Ia menilai sangat tidak logis apabila peredaran narkoba di lapas dan rutan yang terungkap itu hanya menyalahkan warga binaan atau napi maupun pengunjung yang besuk. Sementara, lapas atau rutan itu milik dan dikelola oleh negara. Penjagaannya juga tidak sembarangan alias ketat.
"Jadi, tidak usahlah berkelit dan berdalih bahwa mereka kebobolan atas lolosnya narkoba ke rutan atau lapas. Itu argumentasi omong kosong belaka saja
kok. Mereka, para petugas dan juga pejabat itu yang malah memainkan bisnis haram narkoba di rutan dan lapas
kok," kritiknya.
Pria yang membentuk Perkumpulan Pengacara Rakyat (Perak) ini melanjutkan, sudah terlalu banyak fakta dan bukti yang seharusnya bisa membuat para petinggi jera dengan kejahatan yang diselubungi itu.
Contoh konkrit, kata Charles, di Lapas Klas 1 Cipinang, dunia heboh dengan ditemukannya ruangan yang begitu mewah, dengan semua fasilitas, serta pabrik narkoba, seperti yang terungkap pada kasus gembong narkoba terbesar di Indonesia, Freddy Budiman.
Freddy Budiman, salah satu bandar narkoba terbesar di Indonesia. Freddy pertama kali masuk penjara setelah terbukti atas kepemilikan 500 gram methamphetamine pada 2009 lalu. Setelah bebas pada 2011, ia pun ditangkap kembali akibat kepemilikan metamphetamine serta alat pembuatan narkoba.
Freddy mendapatkan vonis mati setelah terbukti tertangkap mengontrol peredaran 1,4 juta pil ekstasi dari balik jeruji besi.
"Itu di Lapas Cipinang
loh. Di Ibukota. Apa mungkin dia bisa bebas melakukan itu tanpa setoran ke pejabat? Apa mungkin dia melakukannya tanpa sepengetahuan Kalapasnya?
Kan tidak. Kita ini bukan orang bego
loh," tegas Charles.
Pengacara Rakyat ini mengaku punya data dan informasi yang akurat, bahwa saat ini pun lapas Cipinang masih menjadi pusat bisnis haram narkoba.
Dia meminta aparat penegak hukum berperang melawan para pejabat yang mengomandoi bisnis haram narkotika itu. Sebab, remaja dan anak-anak kecil pun kini sudah sangat banyak menjadi pemakai. Ada juga dijadikan kaki tangan bisnis narkoba.

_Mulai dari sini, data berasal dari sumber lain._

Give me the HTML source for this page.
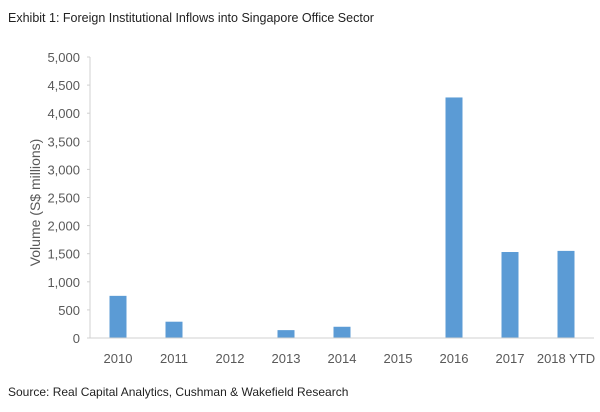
<!DOCTYPE html>
<html><head><meta charset="utf-8"><style>
body{margin:0;background:#fff;font-family:"Liberation Sans",sans-serif;}
</style></head><body>
<svg width="600" height="407" xmlns="http://www.w3.org/2000/svg">
<text x="8" y="22" font-size="12.5" fill="#222">Exhibit 1: Foreign Institutional Inflows into Singapore Office Sector</text>
<text x="8" y="458" font-size="12" fill="#222" transform="translate(0,-62)">Source: Real Capital Analytics, Cushman &amp; Wakefield Research</text>
<g id="plot"></g>
</svg>
<script>
const categories=["2010","2011","2012","2013","2014","2015","2016","2017","2018 YTD"];
const values=[750,290,0,140,200,0,4280,1530,1550];
const yTicks=[0,500,1000,1500,2000,2500,3000,3500,4000,4500,5000];
const yTickLabels=["0","500","1,000","1,500","2,000","2,500","3,000","3,500","4,000","4,500","5,000"];
const NS="http://www.w3.org/2000/svg";
const g=document.getElementById('plot');
const x0=90,x1=594,y0=338,yTop=57,yMax=5000;
const bw=(x1-x0)/categories.length;
const y=v=>y0-(v/yMax)*(y0-yTop);
function el(t,a){const e=document.createElementNS(NS,t);for(const k in a)e.setAttribute(k,a[k]);g.appendChild(e);return e;}
yTicks.forEach((v,i)=>{
 const t=el('text',{x:80,y:y(v)+5,'font-size':13,fill:'#595959','text-anchor':'end'});
 t.textContent=yTickLabels[i];
 
 
 const l=el('line',{x1:87,x2:x0,y1:y(v),y2:y(v),stroke:'#d0d0d0'});
 
 
});
const ya=el('line',{x1:x0,x2:x0,y1:yTop,y2:y0,stroke:'#d0d0d0'});


categories.forEach((c,i)=>{
 const cx=x0+bw*(i+0.5);
 if(values[i]>0){
  const r=el('rect',{x:cx-8.5,y:y(values[i]),width:17,height:y0-y(values[i]),fill:'#5b9bd5'});
  
  
 }
 const t=el('text',{x:cx,y:363,'font-size':13,fill:'#595959','text-anchor':'middle'});
 t.textContent=c;
 
 
});
const xa=el('line',{x1:x0,x2:x1,y1:y0,y2:y0,stroke:'#d0d0d0'});


const yt=el('text',{x:0,y:0,'font-size':14,fill:'#595959','text-anchor':'middle',transform:'translate(40,'+((yTop+y0)/2+5)+') rotate(-90)'});
yt.textContent='Volume (S$ millions)';


</script>
</body></html>
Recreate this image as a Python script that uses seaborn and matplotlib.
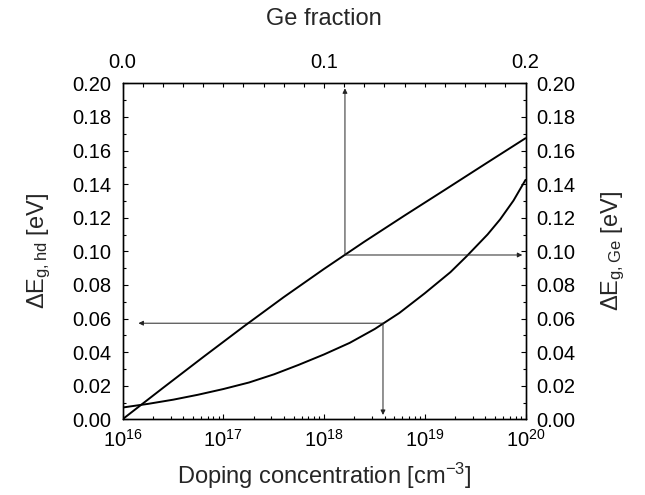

Jika tidak dilakukan perang luar biasa terhadap kejahatan narkotika, ia khawatir generasi muda dan generasi penerus Indonesia akan penyakitan dan mengalami keterbelakangan akut.
"Kita harus mau dan berani serta mampu memerangi kejahatan luar biasa ini, demi anak cucu kita yang lebih baik nantinya," ujarnya.